## Material shown
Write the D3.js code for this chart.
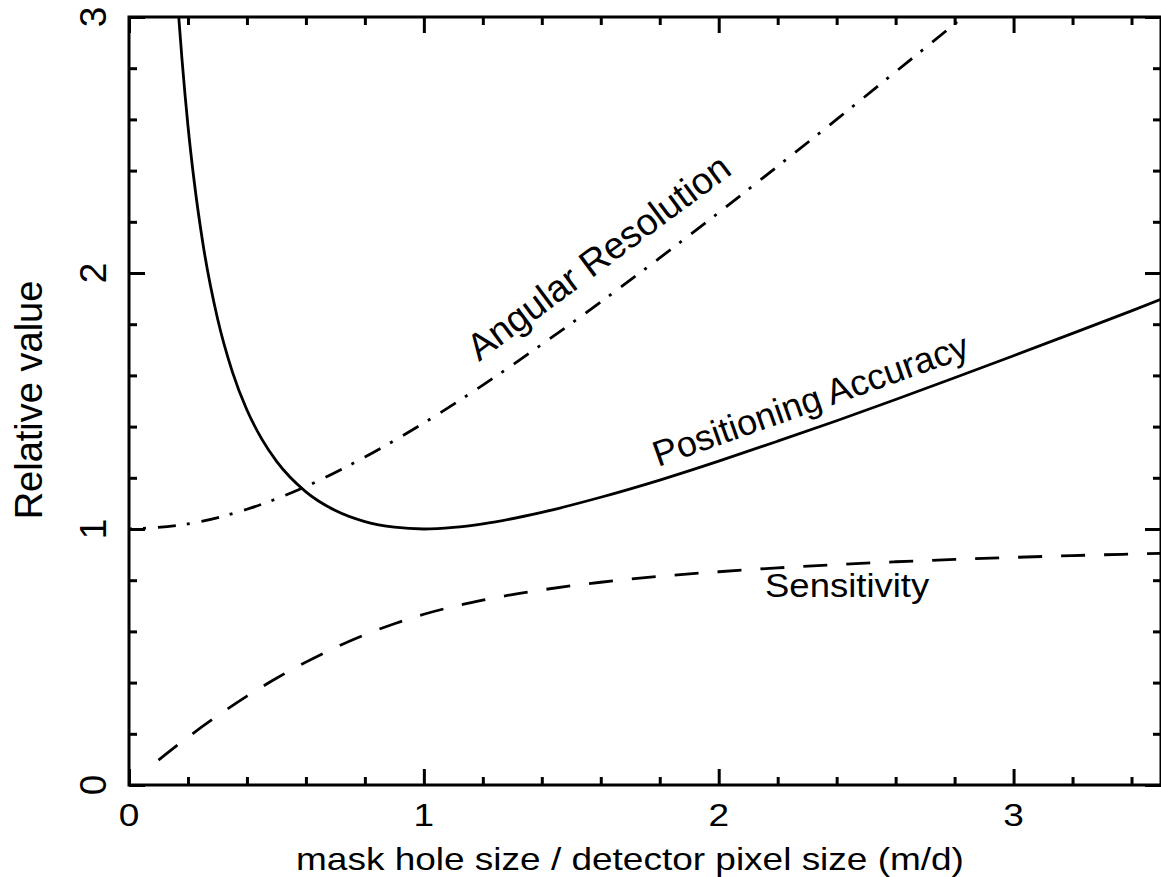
<!DOCTYPE html>
<html><head><meta charset="utf-8">
<script src="https://cdn.jsdelivr.net/npm/d3@7"></script>
<style>
html,body{margin:0;padding:0;background:#fff;}
svg{display:block;}
text{font-family:"Liberation Sans",Arial,Helvetica,sans-serif;fill:#000;}
</style>
</head><body>
<svg id="c" width="1161" height="877"></svg>
<script>
// ---- data ----
const sensitivityR = [0.1,0.2,0.3,0.4,0.5,0.6,0.7,0.8,0.9,1.0,1.1,1.2,1.3,1.4,1.5,1.6,1.8,2.0,2.2,2.4,2.6,2.8,3.0,3.2,3.5];
const sensitivity  = [0.097,0.187,0.270,0.347,0.417,0.480,0.537,0.587,0.630,0.667,0.697,0.722,0.744,0.762,0.778,0.792,0.815,0.833,0.848,0.861,0.872,0.881,0.889,0.896,0.905];

const angularR = [0,0.2,0.4,0.6,0.8,1.0,1.2,1.4,1.6,1.8,2.0,2.2,2.4,2.6,2.8,2.9];
const angular  = [1.000,1.020,1.077,1.166,1.281,1.414,1.562,1.721,1.887,2.059,2.236,2.417,2.600,2.786,2.973,3.068];

const positioningR = [0.165,0.17,0.18,0.2,0.22,0.25,0.3,0.35,0.4,0.45,0.5,0.6,0.7,0.8,0.9,1.0,1.1,1.2,1.4,1.6,1.8,2.0,2.2,2.4,2.6,2.8,3.0,3.2,3.4,3.5];
const positioning  = [3.06,2.98,2.831,2.575,2.368,2.120,1.823,1.616,1.465,1.352,1.265,1.145,1.072,1.029,1.007,1.000,1.006,1.020,1.065,1.124,1.191,1.265,1.343,1.423,1.506,1.591,1.677,1.764,1.852,1.897];

const xMajorTicks = [0,1,2,3];
const xMinorTicks = [0.2,0.4,0.6,0.8,1.2,1.4,1.6,1.8,2.2,2.4,2.6,2.8,3.2,3.4];
const yMajorTicks = [0,1,2,3];
const yMinorTicks = [0.2,0.4,0.6,0.8,1.2,1.4,1.6,1.8,2.2,2.4,2.6,2.8];
const xTickLabels = ["0","1","2","3"];
const yTickLabels = ["0","1","2","3"];

const xTitle = "mask hole size / detector pixel size (m/d)";
const yTitle = "Relative value";
const curveLabels = ["Angular Resolution","Positioning Accuracy","Sensitivity"];

// ---- drawing ----
const svg = d3.select("#c");
const L=129, T=17, R=1161, B=785;
const x = d3.scaleLinear().domain([0,3.5]).range([L,R]);
const y = d3.scaleLinear().domain([0,3]).range([B,T]);

svg.append("defs").append("clipPath").attr("id","plotclip")
  .append("rect").attr("x",L).attr("y",T).attr("width",R-L).attr("height",B-T);

function styleAxis(g){
  g.select(".domain").remove();
  g.selectAll(".tick line").attr("stroke","#000").attr("stroke-width",3);
  g.selectAll(".tick text").remove();
}
[[xMajorTicks,16],[xMinorTicks,8]].forEach(([tv,len])=>{
  svg.append("g").attr("transform",`translate(0,${B})`)
    .call(d3.axisBottom(x).tickValues(tv).tickSizeInner(-len).tickSizeOuter(0).tickFormat("")).call(styleAxis);
  svg.append("g").attr("transform",`translate(0,${T})`)
    .call(d3.axisTop(x).tickValues(tv).tickSizeInner(-len).tickSizeOuter(0).tickFormat("")).call(styleAxis);
});
[[yMajorTicks,16],[yMinorTicks,8]].forEach(([tv,len])=>{
  svg.append("g").attr("transform",`translate(${L},0)`)
    .call(d3.axisLeft(y).tickValues(tv).tickSizeInner(-len).tickSizeOuter(0).tickFormat("")).call(styleAxis);
  svg.append("g").attr("transform",`translate(${R},0)`)
    .call(d3.axisRight(y).tickValues(tv).tickSizeInner(-len).tickSizeOuter(0).tickFormat("")).call(styleAxis);
});

svg.append("rect").attr("x",L).attr("y",T).attr("width",R-L).attr("height",B-T)
  .attr("fill","none").attr("stroke","#000").attr("stroke-width",3);

svg.append("g").selectAll("text").data(xMajorTicks).join("text")
  .attr("transform",(d)=>`translate(${x(d)},826) scale(1,0.87)`)
  .attr("text-anchor","middle").attr("font-size",37)
  .text((d,i)=>xTickLabels[i]);
svg.append("g").selectAll("text").data(yMajorTicks).join("text")
  .attr("transform",(d)=>`translate(106,${y(d)}) rotate(-90)`)
  .attr("text-anchor","middle").attr("font-size",37)
  .text((d,i)=>yTickLabels[i]);

svg.append("text").attr("transform","translate(630,870) scale(1,0.87)")
  .attr("text-anchor","middle").attr("font-size",37).text(xTitle);
svg.append("text").attr("transform","translate(42,400) rotate(-90)")
  .attr("text-anchor","middle").attr("font-size",38).text(yTitle);

const line = d3.line().x(d=>x(d[0])).y(d=>y(d[1])).curve(d3.curveMonotoneX);
const plot = svg.append("g").attr("clip-path","url(#plotclip)");
plot.append("path").datum(d3.zip(angularR,angular)).attr("d",line)
  .attr("fill","none").attr("stroke","#000").attr("stroke-width",2.8)
  .attr("stroke-dasharray","18,11,3,12").attr("stroke-dashoffset",15);
plot.append("path").datum(d3.zip(positioningR,positioning)).attr("d",line)
  .attr("fill","none").attr("stroke","#000").attr("stroke-width",2.8);
plot.append("path").datum(d3.zip(sensitivityR,sensitivity)).attr("d",line)
  .attr("fill","none").attr("stroke","#000").attr("stroke-width",2.8)
  .attr("stroke-dasharray","24,19");

svg.append("text").attr("transform","translate(479,362) rotate(-36.6)")
  .attr("font-size",37.5).text(curveLabels[0]);
svg.append("text").attr("transform","translate(658,467) rotate(-19.5)")
  .attr("font-size",36).text(curveLabels[1]);
svg.append("text").attr("transform","translate(765,597) scale(1,0.93)")
  .attr("font-size",36.5).text(curveLabels[2]);
</script>
</body></html>
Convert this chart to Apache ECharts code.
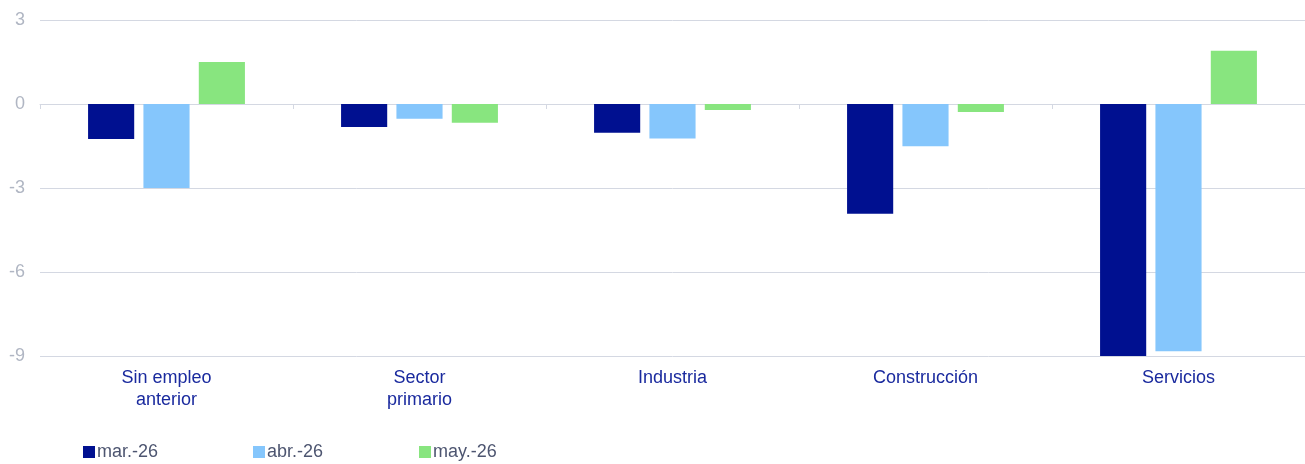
<!DOCTYPE html>
<html>
<head>
<meta charset="utf-8">
<script src="https://cdn.jsdelivr.net/npm/echarts@6/dist/echarts.min.js"></script>
<style>
  html, body { margin: 0; padding: 0; background: #fff; }
  #chart { width: 1305px; height: 464px; }
</style>
</head>
<body>
<div id="chart"></div>
<script>
// categorías (eje x)
const categories = ['Sin empleo\nanterior', 'Sector\nprimario', 'Industria', 'Construcción', 'Servicios']
// series
const marValues = [-1.25, -0.82, -1.03, -3.92, -9.0]
const abrValues = [-3.0, -0.53, -1.23, -1.51, -8.83]
const mayValues = [1.5, -0.67, -0.21, -0.29, 1.9]
const seriesNames = ['mar.-26', 'abr.-26', 'may.-26']
const colors = ['#001090', '#85c6fc', '#88e57f']

const chart = echarts.init(document.getElementById('chart'))

const allData = [marValues, abrValues, mayValues]
const legendLeft = [78, 248, 414]

const option = {
  animation: false,
  grid: { left: 40, right: 0, top: 20, bottom: 108 },
  legend: seriesNames.map((name, i) => ({
    data: [name],
    left: legendLeft[i],
    top: 438,
    itemWidth: 12,
    itemHeight: 12,
    itemGap: 0,
    icon: 'rect',
    textStyle: { color: '#4d5570', fontSize: 18, fontFamily: 'Liberation Sans', padding: [0, 0, 0, -3] },
  })),
  xAxis: [
    {
      type: 'category',
      data: categories,
      position: 'bottom',
      axisLine: { show: false, onZero: false },
      axisTick: { show: false },
      axisLabel: {
        color: '#1a2a9e',
        fontSize: 18,
        fontFamily: 'Liberation Sans',
        lineHeight: 22,
        margin: 11,
      },
    },
    {
      type: 'category',
      data: categories,
      position: 'bottom',
      axisLine: { show: true, onZero: true, lineStyle: { color: '#d4d8e2', width: 1 } },
      axisTick: { show: true, length: 5, lineStyle: { color: '#d4d8e2' } },
      axisLabel: { show: false },
    },
  ],
  yAxis: {
    type: 'value',
    min: -9,
    max: 3,
    interval: 3,
    axisLine: { show: false },
    axisTick: { show: false },
    axisLabel: {
      color: '#b0b6c3',
      fontSize: 18,
      fontFamily: 'Liberation Sans',
      margin: 15,
    },
    splitLine: { lineStyle: { color: '#d4d8e2', width: 1 } },
  },
  series: allData.map((d, i) => ({
    name: seriesNames[i],
    type: 'bar',
    xAxisIndex: 0,
    data: d,
    barGap: '20%',
    barCategoryGap: '38%',
    itemStyle: { color: colors[i] },
  })),
}

chart.setOption(option)
</script>
</body>
</html>
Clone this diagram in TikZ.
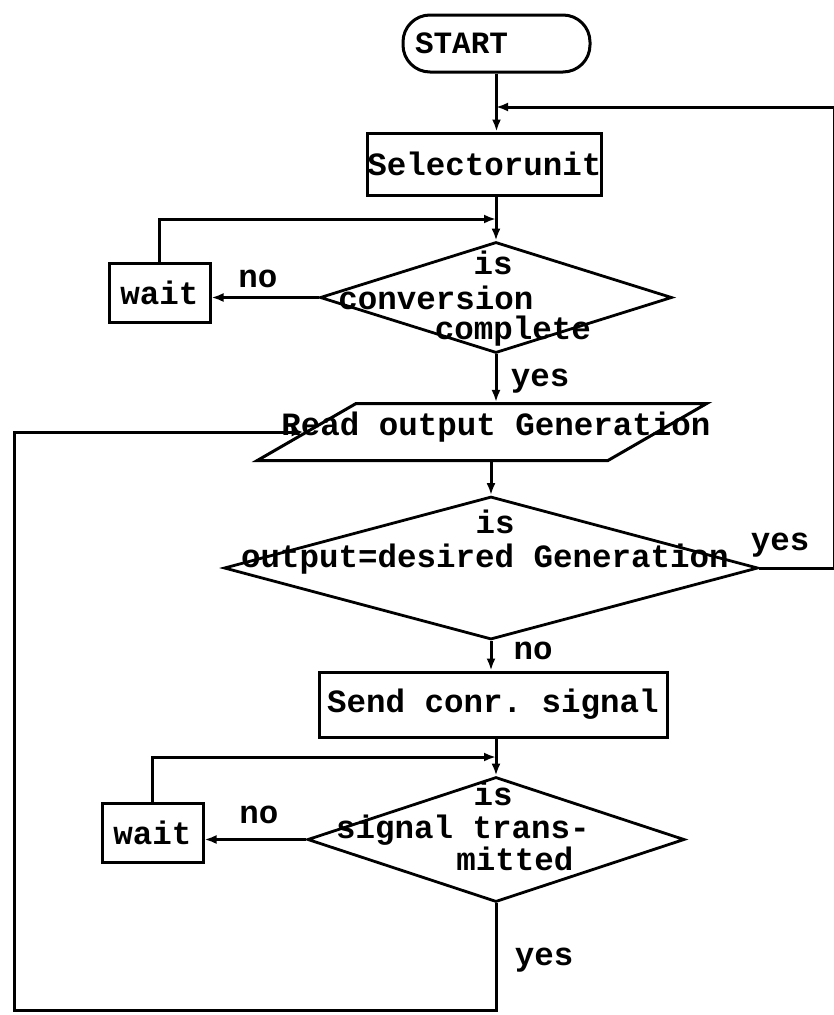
\documentclass[tikz,border=0pt]{standalone}
\usepackage{fontspec}
\setmonofont{Liberation Mono}
\usetikzlibrary{shapes.geometric,arrows.meta,calc}
\begin{document}
\begin{tikzpicture}[x=1pt,y=-1pt,
  every node/.style={font=\ttfamily\bfseries\fontsize{32.5}{36}\selectfont, inner sep=0pt},
  box/.style={draw, rectangle, line width=3pt},
  dia/.style={draw, diamond, line width=2.8pt},
  para/.style={draw, trapezium, trapezium left angle=66, trapezium right angle=114,
    trapezium stretches=true, line width=3pt},
  txt/.style={anchor=base},
  arr/.style={line width=3pt, -{Latex[length=12pt,width=9pt]}}
]
\useasboundingbox (0,0) rectangle (834,1015);

% nodes
\node[box, rounded corners=27pt, minimum width=187pt, minimum height=57pt,
      text width=163pt, align=left, inner xsep=12pt,
      font=\ttfamily\bfseries\fontsize{31}{34}\selectfont] (start) at (496.5,43.5) {START};
\node[box, minimum width=231pt, minimum height=62pt] (sel) at (484.5,164) {Selectorunit};

\node[dia, minimum width=352pt, minimum height=111pt] (d1) at (496,297.5) {};
\node[txt] (d1a) at (493,274) {is};
\node[txt] (d1b) at (436,309) {conversion};
\node[txt] (d1c) at (513,339) {complete};

\node[box, minimum width=101pt, minimum height=59pt] (w1) at (159.5,292.5) {wait};

\node[para, minimum width=450pt, minimum height=57pt] (rd) at (482,432) {\phantom{x}};
\node[txt] (rdt) at (496,435) {Read output Generation};

\node[dia, minimum width=534pt, minimum height=143pt] (d2) at (491,568) {};
\node[txt] (d2a) at (495,533) {is};
\node[txt] (d2b) at (485,567) {output=desired Generation};

\node[box, minimum width=348pt, minimum height=65pt] (send) at (493,704.5) {Send conr. signal};

\node[dia, minimum width=377pt, minimum height=125pt] (d3) at (496,839.5) {};
\node[txt] (d3a) at (493,805) {is};
\node[txt] (d3b) at (463,838) {signal trans-};
\node[txt] (d3c) at (515,870) {mitted};

\node[box, minimum width=101pt, minimum height=59pt] (w2) at (152.5,832.5) {wait};

% labels
\node[txt] (no1) at (258,287) {no};
\node[txt] (yes1) at (540,386) {yes};
\node[txt] (yes2) at (780,550) {yes};
\node[txt] (no2) at (533,659) {no};
\node[txt] (no3) at (259,823) {no};
\node[txt] (yes3) at (544,965) {yes};

% junction coordinates
\coordinate (j1) at (496,107);
\coordinate (j2) at (496,219);
\coordinate (j3) at (496,757);
\coordinate (rt) at (834,107);
\coordinate (bl) at (14,1010);
\coordinate (rdw) at ($(rd.top left corner)!0.5!(rd.bottom left corner)$);

% connectors
\draw[arr] (start.south) -- (start.south |- sel.north);
\draw[arr] (sel.south -| d1.north) -- (d1.north);
\draw[arr] (d1.west) -- (d1.west -| w1.east);
\draw[arr] (w1.north) |- (j2);
\draw[arr] (d1.south) -- (d1.south |- rd.north);
\draw[arr] (d2.north |- rd.south) -- (d2.north);
\draw[arr] (d2.east) -| (rt) -- (j1);
\draw[arr] (d2.south) -- (d2.south |- send.north);
\draw[arr] (send.south -| d3.north) -- (d3.north);
\draw[arr] (d3.west) -- (d3.west -| w2.east);
\draw[arr] (w2.north) |- (j3);
\draw[arr] (d3.south) |- (bl) |- (rdw);
\end{tikzpicture}
\end{document}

## Given instruction
Set down, without pictures, the lines between the line holding "Clone this diagram in TikZ." and the line holding "(0,0) rectangle (834,1015);", both inclusive.

## Output for this exercise
Clone this diagram in TikZ.
\documentclass[tikz,border=0pt]{standalone}
\usepackage{fontspec}
\setmonofont{Liberation Mono}
\usetikzlibrary{shapes.geometric,arrows.meta,calc}
\begin{document}
\begin{tikzpicture}[x=1pt,y=-1pt,
  every node/.style={font=\ttfamily\bfseries\fontsize{32.5}{36}\selectfont, inner sep=0pt},
  box/.style={draw, rectangle, line width=3pt},
  dia/.style={draw, diamond, line width=2.8pt},
  para/.style={draw, trapezium, trapezium left angle=66, trapezium right angle=114,
    trapezium stretches=true, line width=3pt},
  txt/.style={anchor=base},
  arr/.style={line width=3pt, -{Latex[length=12pt,width=9pt]}}
]
\useasboundingbox (0,0) rectangle (834,1015);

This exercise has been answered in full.